→ TASK PROMPT
Extract only the first line of the listing and every line after it up to and including the one with "Chart.register(...registerables);". Omit the pictures.

☆ ☆ ☆ ☆ ☆ ☆ ☆

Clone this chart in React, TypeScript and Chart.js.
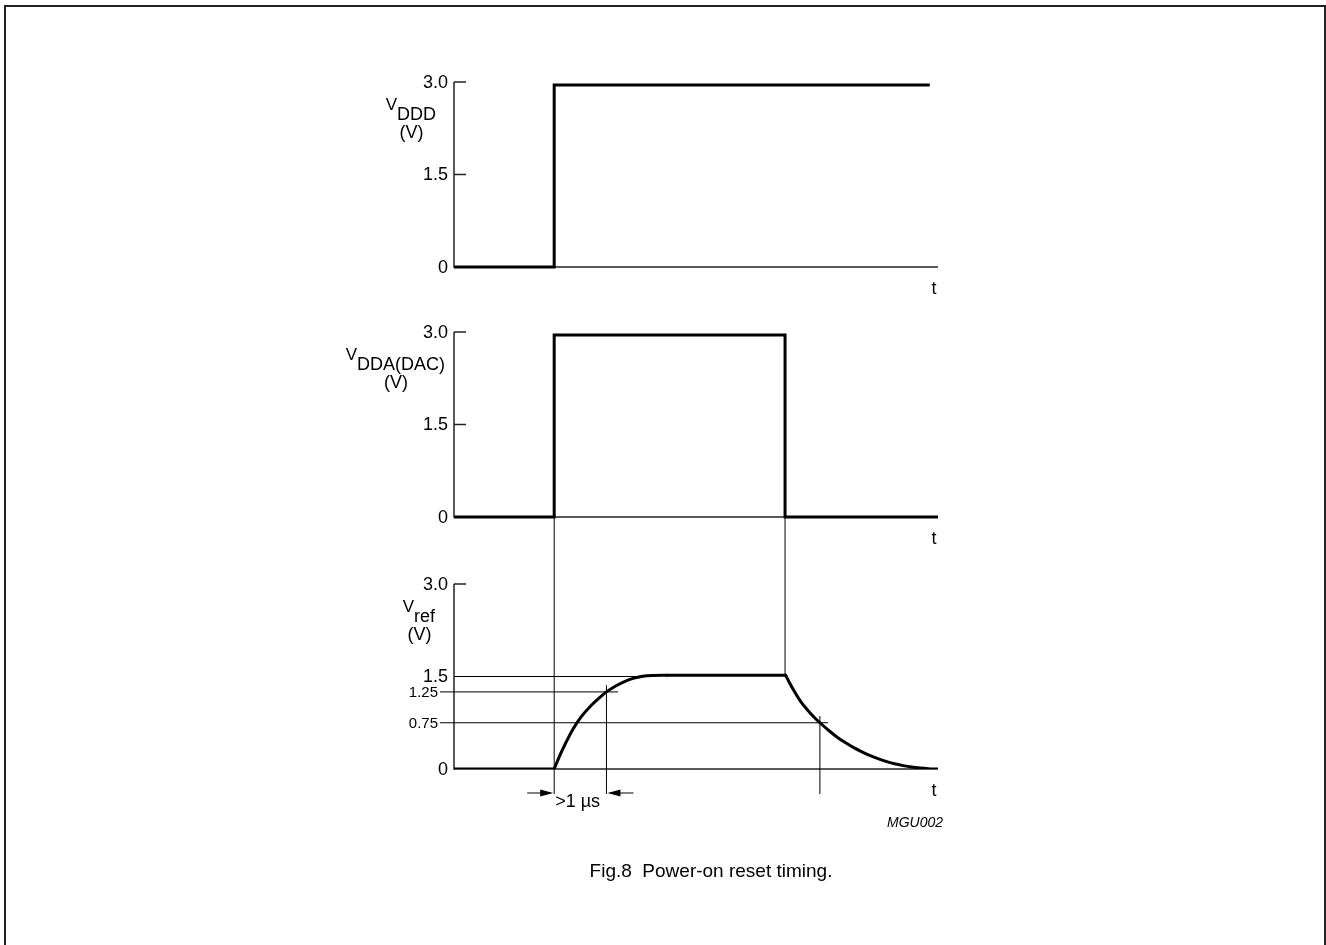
import { useEffect, useRef } from "react";
import { Chart, registerables } from "chart.js";
Chart.register(...registerables);

// ---------- data ----------
const timeRange = [0, 10];
const voltTicks = [3.0, 1.5, 0];
const voltTickLabels = ["3.0", "1.5", "0"];
const refLevels = [1.25, 0.75];
const refLevelLabels = ["1.25", "0.75"];

const vdddTime = [0, 2.07, 2.07, 9.83];
const vdddVolt = [0, 0, 2.95, 2.95];

const vddaTime = [0, 2.07, 2.07, 6.84, 6.84, 10];
const vddaVolt = [0, 0, 2.95, 2.95, 0, 0];

const vrefLowTime = [0, 2.07];
const vrefLowVolt = [0, 0];
const vrefRiseTime = [2.07, 2.17, 2.3, 2.46, 2.63, 2.81, 3.0, 3.15, 3.35, 3.5, 3.7, 3.9, 4.1, 4.4];
const vrefRiseVolt = [0, 0.19, 0.41, 0.65, 0.85, 1.01, 1.15, 1.25, 1.35, 1.41, 1.47, 1.505, 1.518, 1.522];
const vrefHoldTime = [4.4, 6.85];
const vrefHoldVolt = [1.522, 1.522];
const vrefDecayTime = [6.85, 7.0, 7.15, 7.3, 7.45, 7.56, 7.75, 7.91, 8.1, 8.25, 8.45, 8.6, 8.8, 8.94, 9.1, 9.28, 9.45, 9.63, 9.8, 10];
const vrefDecayVolt = [1.522, 1.3, 1.11, 0.96, 0.83, 0.75, 0.62, 0.52, 0.42, 0.35, 0.27, 0.215, 0.155, 0.12, 0.085, 0.055, 0.032, 0.016, 0.006, 0.0];

const tRise = 2.07;
const t125 = 3.15;
const tFall = 6.84;
const t075 = 7.56;

const panelNames = ["DDD", "DDA(DAC)", "ref"];
const unitLabel = "(V)";
const timeLabel = "t";
const delayLabel = ">1 \u00b5s";
const figCode = "MGU002";
const caption = "Fig.8  Power-on reset timing.";

// ---------- layout (pixels) ----------
const W = 1326;
const H = 945;
const AREA_LEFT = 454;
const AREA_RIGHT = 938;
const PANEL_TOP = [82, 332, 584];
const PANEL_ZERO = [267, 517, 769];
const AREA_TOP = PANEL_TOP[0];
const AREA_BOTTOM = PANEL_ZERO[2];
const LABEL_RIGHT = [436, 445, 435];
const FONT = "'Liberation Sans', Arial, Helvetica, sans-serif";

function yRange(i: number) {
  const ppv = (PANEL_ZERO[i] - PANEL_TOP[i]) / 3;
  return {
    min: -(AREA_BOTTOM - PANEL_ZERO[i]) / ppv,
    max: 3 + (PANEL_TOP[i] - AREA_TOP) / ppv,
  };
}

const toXY = (t: number[], v: number[]) => t.map((x, i) => ({ x, y: v[i] }));

function line(ctx: CanvasRenderingContext2D, x1: number, y1: number, x2: number, y2: number, w: number, color = "#000") {
  ctx.save();
  ctx.strokeStyle = color;
  ctx.lineWidth = w;
  ctx.beginPath();
  ctx.moveTo(x1, y1);
  ctx.lineTo(x2, y2);
  ctx.stroke();
  ctx.restore();
}

function arrowHead(ctx: CanvasRenderingContext2D, tipX: number, y: number, dir: number) {
  ctx.save();
  ctx.fillStyle = "#000";
  ctx.beginPath();
  ctx.moveTo(tipX, y);
  ctx.lineTo(tipX - dir * 13, y - 3.5);
  ctx.lineTo(tipX - dir * 13, y + 3.5);
  ctx.closePath();
  ctx.fill();
  ctx.restore();
}

const figurePlugin = {
  id: "figure",
  beforeDatasetsDraw(chart: any) {
    const ctx: CanvasRenderingContext2D = chart.ctx;
    const xs = chart.scales.x;
    const ys = [chart.scales.y1, chart.scales.y2, chart.scales.y3];
    const x0 = xs.getPixelForValue(timeRange[0]);
    const x1 = xs.getPixelForValue(timeRange[1]);

    // frame
    ctx.save();
    ctx.strokeStyle = "#222";
    ctx.lineWidth = 2;
    ctx.strokeRect(5, 6, 1320, 1000);
    ctx.restore();

    ys.forEach((ys_: any, i: number) => {
      const yTop = ys_.getPixelForValue(3);
      const yZero = ys_.getPixelForValue(0);
      // axes
      line(ctx, x0, yTop, x0, yZero + 0.75, 1.5, "#222");
      line(ctx, x0, yZero, x1, yZero, 1.5, "#222");
      // ticks
      line(ctx, x0, yTop, x0 + 12, yTop, 1.5, "#222");
      if (i < 2) line(ctx, x0, ys_.getPixelForValue(1.5), x0 + 12, ys_.getPixelForValue(1.5), 1.5, "#222");
    });

    const y2 = ys[1];
    const y3 = ys[2];
    const below = y3.getPixelForValue(0) + 25;
    // reference lines in lower panel
    line(ctx, x0, y3.getPixelForValue(1.5), xs.getPixelForValue(3.84), y3.getPixelForValue(1.5), 1);
    line(ctx, x0 - 14, y3.getPixelForValue(refLevels[0]), xs.getPixelForValue(3.39), y3.getPixelForValue(refLevels[0]), 1);
    line(ctx, x0 - 14, y3.getPixelForValue(refLevels[1]), xs.getPixelForValue(7.73), y3.getPixelForValue(refLevels[1]), 1);
    // vertical markers
    line(ctx, xs.getPixelForValue(tRise), y2.getPixelForValue(0), xs.getPixelForValue(tRise), below, 1);
    line(ctx, xs.getPixelForValue(tFall), y2.getPixelForValue(0), xs.getPixelForValue(tFall), y3.getPixelForValue(1.52), 1);
    line(ctx, xs.getPixelForValue(t125), y3.getPixelForValue(1.36), xs.getPixelForValue(t125), below, 1);
    line(ctx, xs.getPixelForValue(t075), y3.getPixelForValue(0.86), xs.getPixelForValue(t075), below, 1);
  },
  afterDatasetsDraw(chart: any) {
    const ctx: CanvasRenderingContext2D = chart.ctx;
    const xs = chart.scales.x;
    const ys = [chart.scales.y1, chart.scales.y2, chart.scales.y3];
    const x0 = xs.getPixelForValue(timeRange[0]);
    ctx.save();
    ctx.fillStyle = "#000";
    ys.forEach((s: any, i: number) => {
      ctx.font = `18px ${FONT}`;
      ctx.textAlign = "right";
      ctx.textBaseline = "middle";
      voltTicks.forEach((v, k) => {
        ctx.fillText(voltTickLabels[k], x0 - 6, s.getPixelForValue(v) + 1);
      });
      // panel label
      const yTop = s.getPixelForValue(3);
      ctx.textBaseline = "alphabetic";
      ctx.textAlign = "right";
      const subRight = LABEL_RIGHT[i];
      ctx.font = `18px ${FONT}`;
      const subW = ctx.measureText(panelNames[i]).width;
      ctx.fillText(panelNames[i], subRight, yTop + 38);
      ctx.font = `17px ${FONT}`;
      ctx.fillText("V", subRight - subW, yTop + 28);
      ctx.font = `18px ${FONT}`;
      ctx.textAlign = "center";
      ctx.fillText(unitLabel, subRight - subW / 2 - 5, yTop + 56);
      // t label
      ctx.fillText(timeLabel, 934, s.getPixelForValue(0) + 27);
    });
    const y3 = ys[2];
    ctx.font = `15px ${FONT}`;
    ctx.textAlign = "right";
    ctx.textBaseline = "middle";
    refLevels.forEach((v, k) => ctx.fillText(refLevelLabels[k], x0 - 16, y3.getPixelForValue(v) + 1));

    // delay arrows
    const ay = y3.getPixelForValue(0) + 24;
    const xr = xs.getPixelForValue(tRise);
    const x125 = xs.getPixelForValue(t125);
    line(ctx, xr - 27, ay, xr - 4, ay, 1);
    arrowHead(ctx, xr - 1, ay, 1);
    line(ctx, x125 + 27, ay, x125 + 4, ay, 1);
    arrowHead(ctx, x125 + 1, ay, -1);
    ctx.font = `18px ${FONT}`;
    ctx.textAlign = "left";
    ctx.textBaseline = "alphabetic";
    ctx.fillText(delayLabel, xr + 1, ay + 14);

    ctx.font = `italic 14px ${FONT}`;
    ctx.textAlign = "right";
    ctx.fillText(figCode, 943, 827);

    ctx.font = `19px ${FONT}`;
    ctx.textAlign = "center";
    ctx.fillText(caption, 711, 877);
    ctx.restore();
  },
};

export default function App() {
  const ref = useRef<HTMLCanvasElement | null>(null);
  useEffect(() => {
    if (!ref.current) return;
    const common = {
      borderColor: "#000",
      borderWidth: 3,
      pointRadius: 0,
      fill: false,
    };
    const chart = new Chart(ref.current, {
      type: "line",
      data: {
        datasets: [
          { ...common, label: "VDDD", data: toXY(vdddTime, vdddVolt), yAxisID: "y1", tension: 0 },
          { ...common, label: "VDDA(DAC)", data: toXY(vddaTime, vddaVolt), yAxisID: "y2", tension: 0 },
          { ...common, label: "Vref low", data: toXY(vrefLowTime, vrefLowVolt), yAxisID: "y3", tension: 0, borderCapStyle: "round" },
          { ...common, label: "Vref rise", data: toXY(vrefRiseTime, vrefRiseVolt), yAxisID: "y3", cubicInterpolationMode: "monotone", borderCapStyle: "round", borderJoinStyle: "round" },
          { ...common, label: "Vref hold", data: toXY(vrefHoldTime, vrefHoldVolt), yAxisID: "y3", tension: 0, borderCapStyle: "round" },
          { ...common, label: "Vref decay", data: toXY(vrefDecayTime, vrefDecayVolt), yAxisID: "y3", cubicInterpolationMode: "monotone", borderCapStyle: "round", borderJoinStyle: "round" },
        ] as any,
      },
      options: {
        animation: false,
        responsive: false,
        devicePixelRatio: 1,
        events: [],
        layout: {
          autoPadding: false,
          padding: { left: AREA_LEFT, right: W - AREA_RIGHT, top: AREA_TOP, bottom: H - AREA_BOTTOM },
        },
        plugins: { legend: { display: false }, tooltip: { enabled: false }, title: { display: false } },
        scales: {
          x: { type: "linear", min: timeRange[0], max: timeRange[1], display: false },
          y1: { type: "linear", ...yRange(0), display: false },
          y2: { type: "linear", ...yRange(1), display: false },
          y3: { type: "linear", ...yRange(2), display: false },
        },
      } as any,
      plugins: [figurePlugin],
    });
    return () => chart.destroy();
  }, []);
  return (
    <div style={{ position: "absolute", left: 0, top: 0, width: W, height: H, background: "#fff" }}>
      <canvas ref={ref} width={W} height={H} style={{ width: W, height: H, display: "block" }} />
    </div>
  );
}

☆ ☆ ☆ ☆ ☆ ☆ ☆

→ SOLUTION TO THIS EXERCISE
Clone this chart in React, TypeScript and Chart.js.
import { useEffect, useRef } from "react";
import { Chart, registerables } from "chart.js";
Chart.register(...registerables);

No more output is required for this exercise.